Bill Spradley (left) and Mike Rood
The roundabout at the 12th Street campus entrance gets a facelift.
Workers trim excessive deadwood and broken branches from a grove of pin oaks.
Bill and Kelcie Spradley on the WWU campus
A worker plants a seedling.
“The Woods” is a popular nickname for William Woods University, and last year the university adopted ‘The Woods Way’ as its guidepost to improvements in everything from employee friendliness to campus beautification.
Situated on 180 acres in Fulton, Mo., the main campus is known for its attractive grounds featuring two lakes and hundreds of majestic trees. Now, thanks to a generous parent, the campus is becoming even worthier of its nickname through reforestation efforts.
Bill Spradley, owner of Trees, Forests, Landscapes Inc. in Kirkwood, Mo., has donated between 35 and 40 trees and other plants, as well as a crew of certified arborists to plant them. One of his suppliers, Mike Rood of Pea Ridge Forest in Hermann, Mo., also donated trees for the project and brought his crew to help with the planting.
The crews worked Tuesday through Friday (March 3-6). One focal point of the project includes the 12th Street entrance to The Woods’ campus.
William Woods replaced approximately 50 trees that were damaged by ice storms in December 2007 and January 2008, but planned to do more as part of the university’s Woods Way beautification project.
“The need was great, and we’re always glad to help where there have been tree losses,” Spradley said. “We especially want to help where people will appreciate our efforts to improve the species and where there will be a conscious effort to care for the trees.”
In outlining his plans to help with campus beautification, Spradley said, “I noticed a lot of trees were planted after the ice damage losses, but also noticed many of them were maples and less of the long-living stately oaks, elms or blackgums you see on mature university campuses.
“The lake areas also appear they could use some bald cypress or dawn redwoods to give a more natural look at their edges. We could also provide some magnolias and clump form flowering crabapples to add some beautification in a few areas in need.”
Spradley’s crew also did some work on a large grove of pin oaks that had excessive amounts of deadwood and broken branches still snagged in the canopy from past ice damage.
He said he offered his services because he had an “overstocked inventory and time available to prune since the economy has slowed the aggressive demand for our services.”
Spradley chose William Woods as the recipient of his generosity because of his satisfaction with the way his family was treated and because of his daughter’s successful transition into college life, especially through the university’s Freshman Advantage program.

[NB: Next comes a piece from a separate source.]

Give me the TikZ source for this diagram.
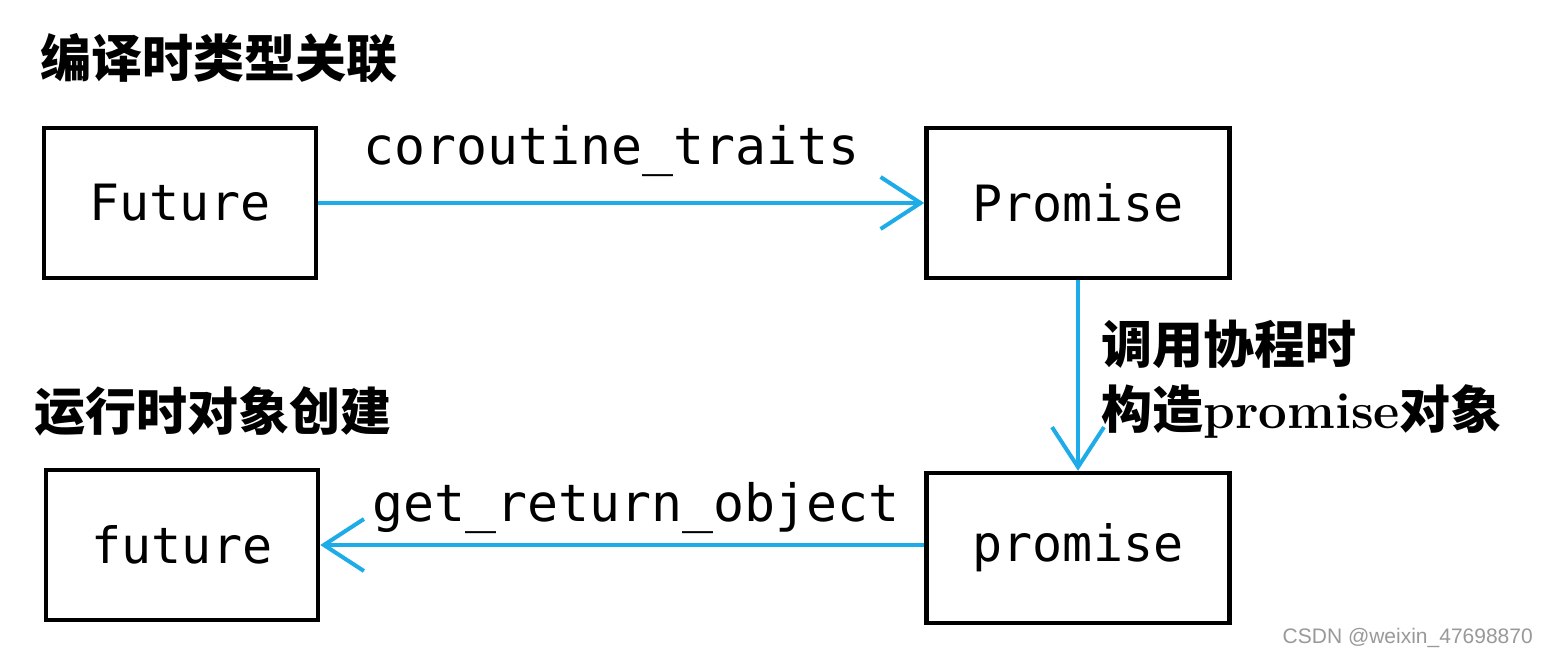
\documentclass[tikz,border=0pt]{standalone}
\usepackage{fontspec}
\setmonofont{DejaVu Sans Mono}
\newfontfamily\cjk{Noto Sans CJK SC}
\newfontfamily\wmfont{Liberation Sans}
\usetikzlibrary{arrows.meta}
\definecolor{arrowblue}{RGB}{30,172,232}
\begin{document}
\begin{tikzpicture}[x=1pt,y=-1pt,
  box/.style={draw=black, line width=4.5pt, minimum width=272pt, minimum height=150pt, inner sep=0pt, font=\ttfamily\fontsize{50}{60}\selectfont},
  bigbox/.style={box, minimum width=303pt},
  conn/.style={draw=arrowblue, line width=4pt, -{Straight Barb[length=40pt,width=52pt,line width=4pt]}},
  lbl/.style={font=\ttfamily\fontsize{51.5}{60}\selectfont, inner sep=0pt},
  cn/.style={font=\cjk\bfseries\fontsize{51}{60}\selectfont, inner sep=0pt, anchor=west},
]
\useasboundingbox (0,0) rectangle (1548,659);
\fill[white] (0,0) rectangle (1548,659);
\node[cn] (t1) at (40,58) {编译时类型关联};
\node[cn] (t2) at (34,411) {运行时对象创建};
\node[box] (F) at (180,203) {Future};
\node[bigbox] (P) at (1078,203) {Promise};
\node[box] (f) at (182,545) {future};
\node[bigbox] (p) at (1078,548) {promise};
\draw[conn] (F.east) -- (P.west) node[lbl, midway, above=24pt, xshift=-10pt] (l1) {coroutine\_traits};
\draw[conn] (P.south) -- (p.north);
\draw[conn] (p.west |- f.east) -- (f.east) node[lbl, midway, above=9pt, xshift=14pt] (l2) {get\_return\_object};
\node[font=\bfseries\fontsize{51}{65}\selectfont, align=left, anchor=north west, inner sep=0pt] (l3) at (1101,320) {{\cjk 调用协程时}\\{\cjk 构造}promise{\cjk 对象}};
\node[font=\wmfont\fontsize{21}{24}\selectfont, text=gray!80, anchor=east, inner sep=0pt] (wm) at (1533,638) {CSDN @weixin\_47698870};
\end{tikzpicture}
\end{document}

His daughter, Kelcie, is a freshman at William Woods, and his donation is his way of thanking the admissions staff, particularly Diane Drilling and Kate Engemann, for their efforts.
Scott Miniea, associate vice president for university advancement, said the gift “will help with the Woods Way beautification goal, and will help increase biodiversity and reforestation efforts at ‘The Woods.’”
He explained that plantings are designed to complement the existing trees and to provide color during different seasons.
“A majority of what is being planted is native to Missouri,” Miniea said, “which increases the chances of survival and makes maintaining the trees and plants less costly, and by planting diverse native species of varying ages, we improve the campus for the long-term.”
He added, “The tree planting project will also allow students and faculty in the sciences to use the campus as a classroom, which helps address the Woods Way ‘enrich student experiences’ goal.”